Honeycomb, Sumologic. Use AI to look at what happened at same time and magically correlate
Expensive or hard to send all logs as volumes go up
What is the logging is wrong or missing?
Metrics
- Export in prometheus format
- Read RED and USE paper
- Create a company schema with half a dozen metrics that all services expose
Had and event or transaction ID that flows across all the microservices sorry logs can be correlated
Non technical solutions
- Refer to previous incident logs
- Part of deliverables for product is SLA stats which require logs etc
Testing logs
- Make sure certain events produce a log
Chaos Monkey

ANZ Drivetrain

Change control cares about
- Avaiability
- Risk
- Dependencies
- Rollback
But the team doing the change knows about these all
Saw tools out there that seem very opinated
Drivetrain
- Automated Checklist
- Work with Change people to create checklist
- Pipeline talks to drivetrain and tells it what has been down
- Slack messages sent for manual changes (they login to app to approve)
Looked at some other tools (eg chef automate, udeploy )

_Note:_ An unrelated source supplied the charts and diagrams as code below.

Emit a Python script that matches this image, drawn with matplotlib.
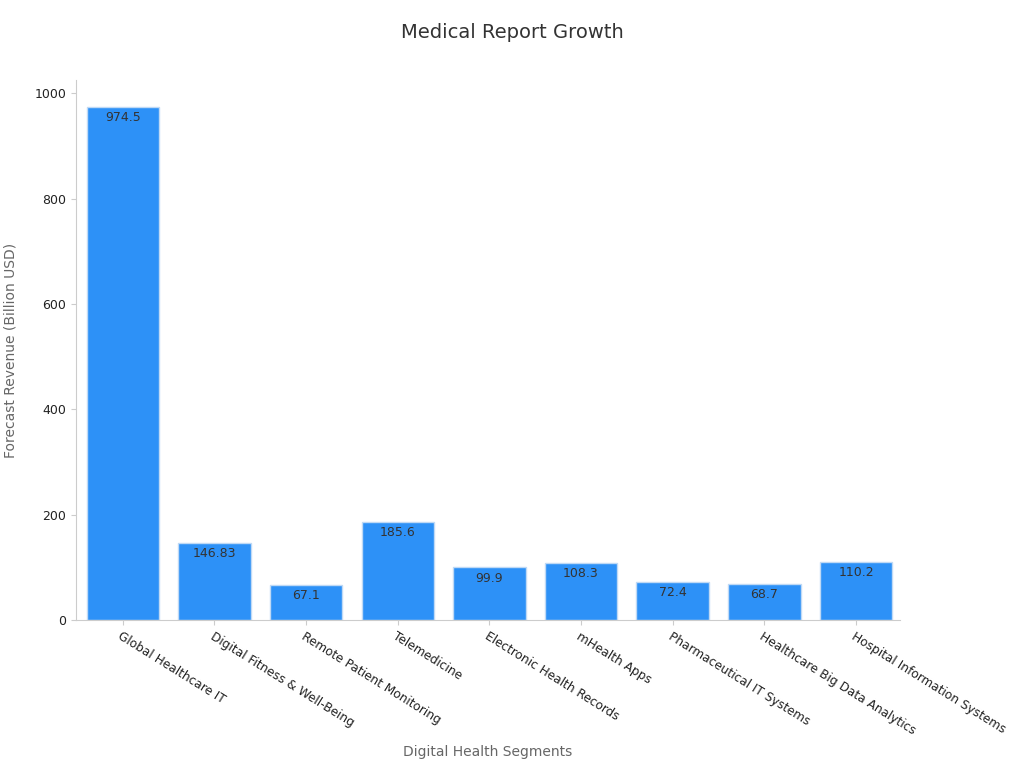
import matplotlib.pyplot as plt

segments = [
    "Global Healthcare IT", "Digital Fitness & Well-Being", "Remote Patient Monitoring",
    "Telemedicine", "Electronic Health Records", "mHealth Apps",
    "Pharmaceutical IT Systems", "Healthcare Big Data Analytics", "Hospital Information Systems",
]
revenue = [974.5, 146.83, 67.1, 185.6, 99.9, 108.3, 72.4, 68.7, 110.2]
value_labels = ["974.5", "146.83", "67.1", "185.6", "99.9", "108.3", "72.4", "68.7", "110.2"]

fig = plt.figure(figsize=(10.24, 7.68), dpi=100)
ax = fig.add_axes([76 / 1024, 1 - 620 / 768, (900 - 76) / 1024, (620 - 80) / 768])

x = range(len(segments))
ax.bar(x, revenue, width=0.79, color="#2D91F7", edgecolor="#BFD9F5", linewidth=1)
for xi, v, lab in zip(x, revenue, value_labels):
    ax.text(xi, v - 8, lab, ha="center", va="top", fontsize=9, color="#333333")

ax.set_xlim(-0.51, 8.48)
ax.set_ylim(0, 1025)
ax.set_yticks([0, 200, 400, 600, 800, 1000])
ax.set_xticks(list(x))
ax.set_xticklabels(segments, rotation=-32, ha="left", rotation_mode="anchor", fontsize=8.7, color="#222222")
ax.tick_params(axis="y", labelsize=9, colors="#222222")
ax.tick_params(axis="both", color="#CCCCCC")
for s in ["top", "right"]:
    ax.spines[s].set_visible(False)
for s in ["left", "bottom"]:
    ax.spines[s].set_color("#CCCCCC")

ax.set_ylabel("Forecast Revenue (Billion USD)", fontsize=10, color="#666666", labelpad=12)
ax.set_xlabel("Digital Health Segments", fontsize=10, color="#666666", labelpad=6)
fig.text(512 / 1024, 1 - 33 / 768, "Medical Report Growth", ha="center", va="center", fontsize=14, color="#333333")

fig.savefig("out.png", dpi=100)
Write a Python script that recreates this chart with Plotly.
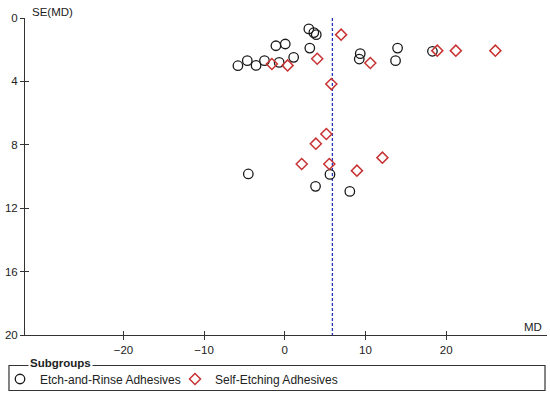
import plotly.graph_objects as go

# Etch-and-Rinse Adhesives (circles)
er_md = [2.98, 3.6, 3.9, 0.06, -1.1, 3.1, 1.1, -0.7, 9.35, 9.23, 13.98, 13.73, 18.3,
         5.6, -5.81, -4.65, -3.56, -2.52, -4.52, 3.81, 8.06]
er_se = [0.69, 0.92, 1.05, 1.64, 1.75, 1.9, 2.48, 2.8, 2.25, 2.59, 1.9, 2.69, 2.1,
         9.87, 3.01, 2.69, 2.99, 2.69, 9.84, 10.62, 10.94]

# Self-Etching Adhesives (diamonds)
se_md = [6.98, 4.02, 0.35, 10.6, 18.9, 21.2, 26.1, 5.77, 5.15, 3.85, 2.1, 5.52, 12.1, 8.94, -1.6]
se_se = [1.05, 2.57, 2.99, 2.84, 2.06, 2.06, 2.06, 4.17, 7.32, 7.93, 9.21, 9.21, 8.81, 9.63, 2.9]

pooled_md = 5.9
x_ticks = [-20, -10, 0, 10, 20]
y_ticks = [0, 4, 8, 12, 16, 20]
x_range = [-32.2, 32.5]
y_range = [20, 0]

FONT = "Liberation Sans, Arial, sans-serif"
TXT = "#222222"

W, H = 550, 397

fig = go.Figure()
fig.add_trace(go.Scatter(
    x=er_md, y=er_se, mode="markers", name="Etch-and-Rinse Adhesives",
    marker=dict(symbol="circle-open", size=9.5, color="#1a1a1a", line=dict(width=1.3, color="#1a1a1a")),
))
fig.add_trace(go.Scatter(
    x=se_md, y=se_se, mode="markers", name="Self-Etching Adhesives",
    marker=dict(symbol="diamond-open", size=8.5, color="#c83232", line=dict(width=1.5, color="#c83232")),
))
# dummy trace for overlay axes (inside ticks)
fig.add_trace(go.Scatter(x=[], y=[], xaxis="x2", yaxis="y2", showlegend=False, hoverinfo="skip"))

fig.add_shape(type="line", x0=pooled_md, x1=pooled_md, y0=0, y1=20, xref="x", yref="y",
              line=dict(color="#2233bb", width=1.3, dash="3px,2px"), layer="below")

axis_common = dict(showgrid=False, zeroline=False, ticks="outside", ticklen=4, tickwidth=1,
                   tickcolor="#333", linecolor="#333", linewidth=1, showline=True,
                   automargin=False, tickfont=dict(family=FONT, size=11.5, color=TXT))

fig.update_layout(
    width=W, height=H,
    margin=dict(l=25, r=3.3, t=18.3, b=61.5, autoexpand=False),
    plot_bgcolor="white", paper_bgcolor="white",
    xaxis=dict(range=x_range, tickvals=x_ticks, **axis_common),
    yaxis=dict(range=y_range, tickvals=y_ticks, **axis_common),
    xaxis2=dict(range=x_range, tickvals=x_ticks, overlaying="x", anchor="y2", ticks="inside",
                ticklen=4, tickcolor="#333", showticklabels=False, showgrid=False, zeroline=False,
                showline=False, automargin=False),
    yaxis2=dict(range=y_range, tickvals=y_ticks, overlaying="y", anchor="x2", side="left",
                ticks="inside", ticklen=4, tickcolor="#333", showticklabels=False,
                showgrid=False, zeroline=False, showline=False, automargin=False),
    showlegend=True,
    legend=dict(orientation="h", xref="container", yref="container",
                x=-8 / W, xanchor="left", y=1 - 379 / H, yanchor="middle",
                font=dict(family=FONT, size=12, color=TXT), bgcolor="rgba(0,0,0,0)",
                entrywidth=130, entrywidthmode="pixels", itemwidth=30),
    font=dict(family=FONT, color=TXT),
)

# legend frame (fieldset style)
fig.add_shape(type="rect", xref="paper", yref="paper", x0=-0.0307, x1=0.9962, y0=-0.175, y1=-0.0962,
              line=dict(color="#333", width=1.2), fillcolor="rgba(0,0,0,0)")
fig.add_annotation(text="<b>Subgroups</b>", xref="paper", yref="paper", x=0.0057, y=-0.0898,
                   xanchor="left", yanchor="middle", showarrow=False, bgcolor="white",
                   font=dict(family=FONT, size=11.5, color=TXT), borderpad=1)
fig.add_annotation(text="MD", xref="paper", yref="paper", x=0.995, y=(335.5 - 327) / 317.2,
                   xanchor="right", yanchor="middle", showarrow=False,
                   font=dict(family=FONT, size=11.5, color=TXT))
fig.add_annotation(text="SE(MD)", xref="paper", yref="paper", x=0.0096, y=(335.5 - 12) / 317.2,
                   xanchor="left", yanchor="middle", showarrow=False,
                   font=dict(family=FONT, size=11.5, color=TXT))

fig.write_html("out.html", config={"displayModeBar": False},
               post_script="document.body.style.margin='0';document.body.style.padding='0';")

- Forced team to work in a certain pattern
But use ServiceNow tool as official corporate standard
- Looking at making DriveTrail fill in ServiceNow forms
People worried about stages in tool often didn’t realise the existing process had same limitations
Risk assessed at the Story and Feature level. Not release level
Not suitable for products that due huge released every few months with a massive number of changes.